Your output is the lines from the first one to the one containing "(0,0) rectangle (1814,1166);", repeated exactly, with images left out.
---*---
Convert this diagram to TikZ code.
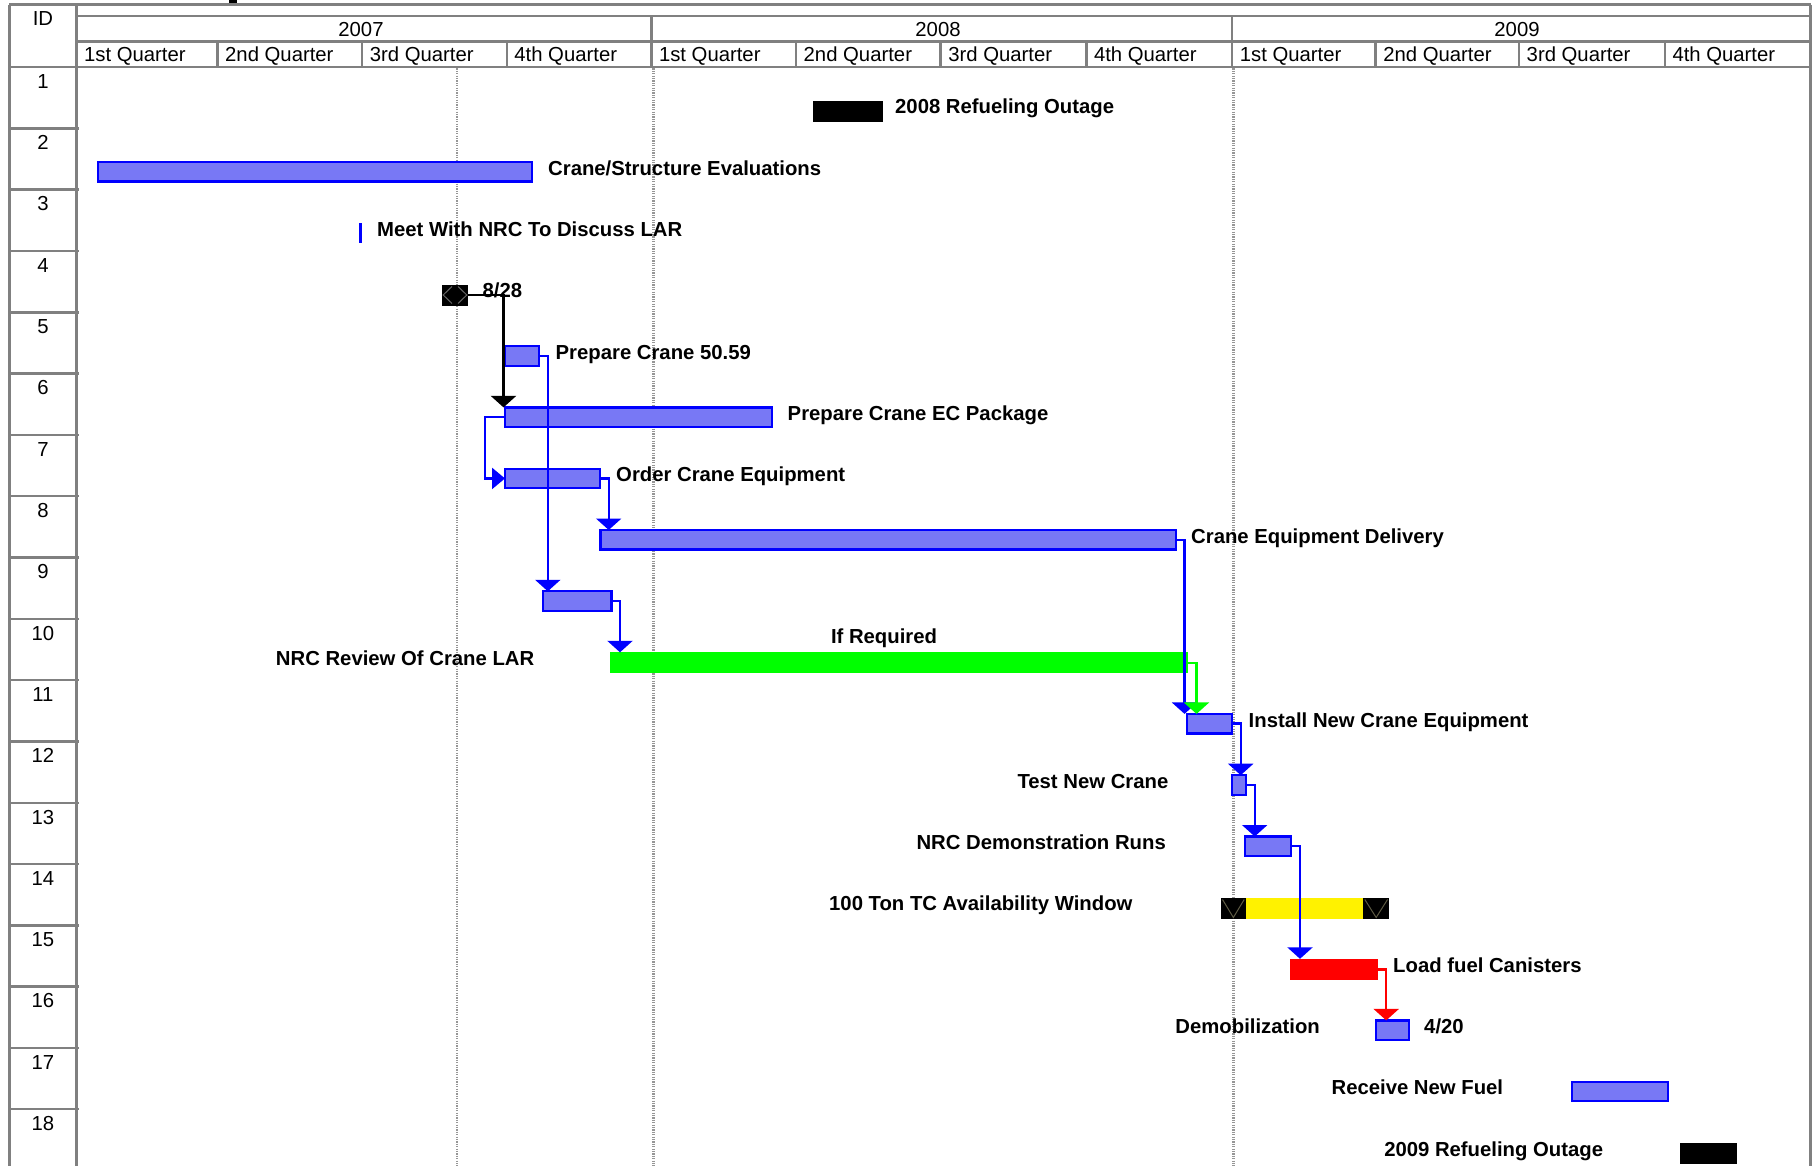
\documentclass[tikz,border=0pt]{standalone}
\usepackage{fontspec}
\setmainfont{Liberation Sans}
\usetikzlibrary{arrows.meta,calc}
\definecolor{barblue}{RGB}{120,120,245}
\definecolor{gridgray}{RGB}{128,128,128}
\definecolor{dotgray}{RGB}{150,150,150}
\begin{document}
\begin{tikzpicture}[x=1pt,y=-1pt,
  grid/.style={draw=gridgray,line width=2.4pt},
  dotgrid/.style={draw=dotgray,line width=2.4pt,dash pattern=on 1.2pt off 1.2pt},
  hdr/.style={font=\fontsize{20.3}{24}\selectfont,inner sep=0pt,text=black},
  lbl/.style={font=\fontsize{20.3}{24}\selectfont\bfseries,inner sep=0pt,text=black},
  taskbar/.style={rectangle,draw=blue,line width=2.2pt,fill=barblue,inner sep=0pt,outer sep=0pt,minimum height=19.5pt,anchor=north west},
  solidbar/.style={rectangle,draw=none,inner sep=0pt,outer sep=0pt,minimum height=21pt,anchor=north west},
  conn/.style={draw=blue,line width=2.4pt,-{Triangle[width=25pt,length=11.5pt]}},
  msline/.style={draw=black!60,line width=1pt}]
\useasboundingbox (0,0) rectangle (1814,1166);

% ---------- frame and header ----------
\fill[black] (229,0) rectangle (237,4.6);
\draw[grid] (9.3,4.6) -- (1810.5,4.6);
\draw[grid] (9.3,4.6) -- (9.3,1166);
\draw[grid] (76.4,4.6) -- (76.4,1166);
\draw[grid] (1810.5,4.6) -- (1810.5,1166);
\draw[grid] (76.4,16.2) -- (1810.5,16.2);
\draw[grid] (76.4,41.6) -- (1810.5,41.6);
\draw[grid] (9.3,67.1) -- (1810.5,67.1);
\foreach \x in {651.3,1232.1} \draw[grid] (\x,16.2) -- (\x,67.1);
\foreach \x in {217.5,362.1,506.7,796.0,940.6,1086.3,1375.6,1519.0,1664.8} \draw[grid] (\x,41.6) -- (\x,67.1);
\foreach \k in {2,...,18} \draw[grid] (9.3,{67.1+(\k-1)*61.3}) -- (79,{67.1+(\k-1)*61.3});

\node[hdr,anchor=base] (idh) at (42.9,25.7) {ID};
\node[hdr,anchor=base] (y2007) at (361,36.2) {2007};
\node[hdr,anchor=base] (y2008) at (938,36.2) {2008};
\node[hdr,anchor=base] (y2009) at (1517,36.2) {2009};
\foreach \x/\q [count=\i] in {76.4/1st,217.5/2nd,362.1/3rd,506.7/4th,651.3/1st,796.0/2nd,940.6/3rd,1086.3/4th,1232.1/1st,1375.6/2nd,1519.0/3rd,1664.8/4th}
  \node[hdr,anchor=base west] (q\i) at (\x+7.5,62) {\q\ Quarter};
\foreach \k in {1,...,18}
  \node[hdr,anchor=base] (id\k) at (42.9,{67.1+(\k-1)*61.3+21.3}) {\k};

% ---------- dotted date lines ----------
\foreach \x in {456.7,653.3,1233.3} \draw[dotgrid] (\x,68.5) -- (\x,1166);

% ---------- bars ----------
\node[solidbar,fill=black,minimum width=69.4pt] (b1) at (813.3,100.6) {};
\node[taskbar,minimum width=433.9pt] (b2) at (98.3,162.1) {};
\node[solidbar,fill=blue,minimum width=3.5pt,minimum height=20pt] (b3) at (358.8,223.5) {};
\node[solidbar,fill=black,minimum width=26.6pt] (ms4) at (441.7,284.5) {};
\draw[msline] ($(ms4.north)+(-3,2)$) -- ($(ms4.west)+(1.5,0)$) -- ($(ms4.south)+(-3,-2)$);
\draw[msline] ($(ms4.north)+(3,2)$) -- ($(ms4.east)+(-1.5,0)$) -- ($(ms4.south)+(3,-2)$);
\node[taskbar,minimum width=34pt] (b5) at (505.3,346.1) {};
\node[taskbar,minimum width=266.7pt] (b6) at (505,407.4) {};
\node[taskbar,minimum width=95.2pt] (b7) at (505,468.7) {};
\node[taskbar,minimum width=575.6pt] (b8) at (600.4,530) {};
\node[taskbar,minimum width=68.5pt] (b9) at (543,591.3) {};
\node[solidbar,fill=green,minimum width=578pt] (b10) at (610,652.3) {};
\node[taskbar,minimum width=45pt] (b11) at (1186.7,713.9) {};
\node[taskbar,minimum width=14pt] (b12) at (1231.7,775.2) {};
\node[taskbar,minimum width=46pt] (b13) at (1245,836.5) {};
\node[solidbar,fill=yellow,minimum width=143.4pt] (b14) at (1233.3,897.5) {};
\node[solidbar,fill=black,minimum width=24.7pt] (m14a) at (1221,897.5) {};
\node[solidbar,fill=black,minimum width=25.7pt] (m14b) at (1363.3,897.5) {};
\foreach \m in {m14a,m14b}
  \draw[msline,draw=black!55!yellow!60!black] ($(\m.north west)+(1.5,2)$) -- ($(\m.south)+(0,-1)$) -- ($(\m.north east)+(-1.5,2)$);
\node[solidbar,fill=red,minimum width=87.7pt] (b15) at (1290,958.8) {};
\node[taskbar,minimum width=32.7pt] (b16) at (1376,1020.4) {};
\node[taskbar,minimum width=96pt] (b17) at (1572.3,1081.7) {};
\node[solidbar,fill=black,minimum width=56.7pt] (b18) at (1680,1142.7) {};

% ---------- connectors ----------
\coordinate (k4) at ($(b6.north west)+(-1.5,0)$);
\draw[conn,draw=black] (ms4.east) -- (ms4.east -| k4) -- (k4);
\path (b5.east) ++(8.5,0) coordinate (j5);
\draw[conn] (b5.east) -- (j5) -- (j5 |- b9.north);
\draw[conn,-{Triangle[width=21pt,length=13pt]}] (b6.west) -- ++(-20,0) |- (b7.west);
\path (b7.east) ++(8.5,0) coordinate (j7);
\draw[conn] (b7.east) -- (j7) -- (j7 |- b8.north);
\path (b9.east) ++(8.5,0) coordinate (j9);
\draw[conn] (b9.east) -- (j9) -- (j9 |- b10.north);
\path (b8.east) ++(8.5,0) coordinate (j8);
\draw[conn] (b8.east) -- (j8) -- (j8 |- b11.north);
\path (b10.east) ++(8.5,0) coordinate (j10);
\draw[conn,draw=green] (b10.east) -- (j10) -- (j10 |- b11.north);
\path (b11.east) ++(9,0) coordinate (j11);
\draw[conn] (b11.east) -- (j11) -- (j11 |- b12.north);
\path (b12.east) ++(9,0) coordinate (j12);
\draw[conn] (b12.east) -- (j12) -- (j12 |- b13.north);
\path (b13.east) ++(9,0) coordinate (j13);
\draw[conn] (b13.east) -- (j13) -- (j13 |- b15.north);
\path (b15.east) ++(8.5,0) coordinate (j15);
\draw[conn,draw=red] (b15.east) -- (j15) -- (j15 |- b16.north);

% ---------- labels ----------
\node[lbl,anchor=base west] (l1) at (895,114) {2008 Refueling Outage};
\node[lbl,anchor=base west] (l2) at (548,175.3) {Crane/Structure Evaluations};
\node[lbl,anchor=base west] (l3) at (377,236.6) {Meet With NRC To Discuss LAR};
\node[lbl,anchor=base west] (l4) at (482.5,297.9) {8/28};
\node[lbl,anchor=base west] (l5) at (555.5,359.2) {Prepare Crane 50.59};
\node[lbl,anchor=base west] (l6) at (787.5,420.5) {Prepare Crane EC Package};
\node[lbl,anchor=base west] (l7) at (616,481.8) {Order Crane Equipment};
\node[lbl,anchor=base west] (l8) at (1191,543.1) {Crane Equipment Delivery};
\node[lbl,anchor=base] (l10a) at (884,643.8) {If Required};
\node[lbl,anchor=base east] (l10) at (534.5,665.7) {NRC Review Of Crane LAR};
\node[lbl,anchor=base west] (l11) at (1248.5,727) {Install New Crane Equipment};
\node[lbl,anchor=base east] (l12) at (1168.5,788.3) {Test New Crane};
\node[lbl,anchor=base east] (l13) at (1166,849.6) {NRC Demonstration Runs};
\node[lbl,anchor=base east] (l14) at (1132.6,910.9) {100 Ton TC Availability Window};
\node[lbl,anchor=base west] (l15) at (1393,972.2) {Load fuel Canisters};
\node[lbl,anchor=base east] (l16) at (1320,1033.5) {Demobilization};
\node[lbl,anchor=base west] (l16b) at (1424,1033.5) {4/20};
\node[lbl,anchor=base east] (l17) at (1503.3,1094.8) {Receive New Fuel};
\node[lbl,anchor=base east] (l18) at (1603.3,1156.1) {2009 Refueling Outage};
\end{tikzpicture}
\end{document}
---*---
• _Written response_:
Convert this diagram to TikZ code.
\documentclass[tikz,border=0pt]{standalone}
\usepackage{fontspec}
\setmainfont{Liberation Sans}
\usetikzlibrary{arrows.meta,calc}
\definecolor{barblue}{RGB}{120,120,245}
\definecolor{gridgray}{RGB}{128,128,128}
\definecolor{dotgray}{RGB}{150,150,150}
\begin{document}
\begin{tikzpicture}[x=1pt,y=-1pt,
  grid/.style={draw=gridgray,line width=2.4pt},
  dotgrid/.style={draw=dotgray,line width=2.4pt,dash pattern=on 1.2pt off 1.2pt},
  hdr/.style={font=\fontsize{20.3}{24}\selectfont,inner sep=0pt,text=black},
  lbl/.style={font=\fontsize{20.3}{24}\selectfont\bfseries,inner sep=0pt,text=black},
  taskbar/.style={rectangle,draw=blue,line width=2.2pt,fill=barblue,inner sep=0pt,outer sep=0pt,minimum height=19.5pt,anchor=north west},
  solidbar/.style={rectangle,draw=none,inner sep=0pt,outer sep=0pt,minimum height=21pt,anchor=north west},
  conn/.style={draw=blue,line width=2.4pt,-{Triangle[width=25pt,length=11.5pt]}},
  msline/.style={draw=black!60,line width=1pt}]
\useasboundingbox (0,0) rectangle (1814,1166);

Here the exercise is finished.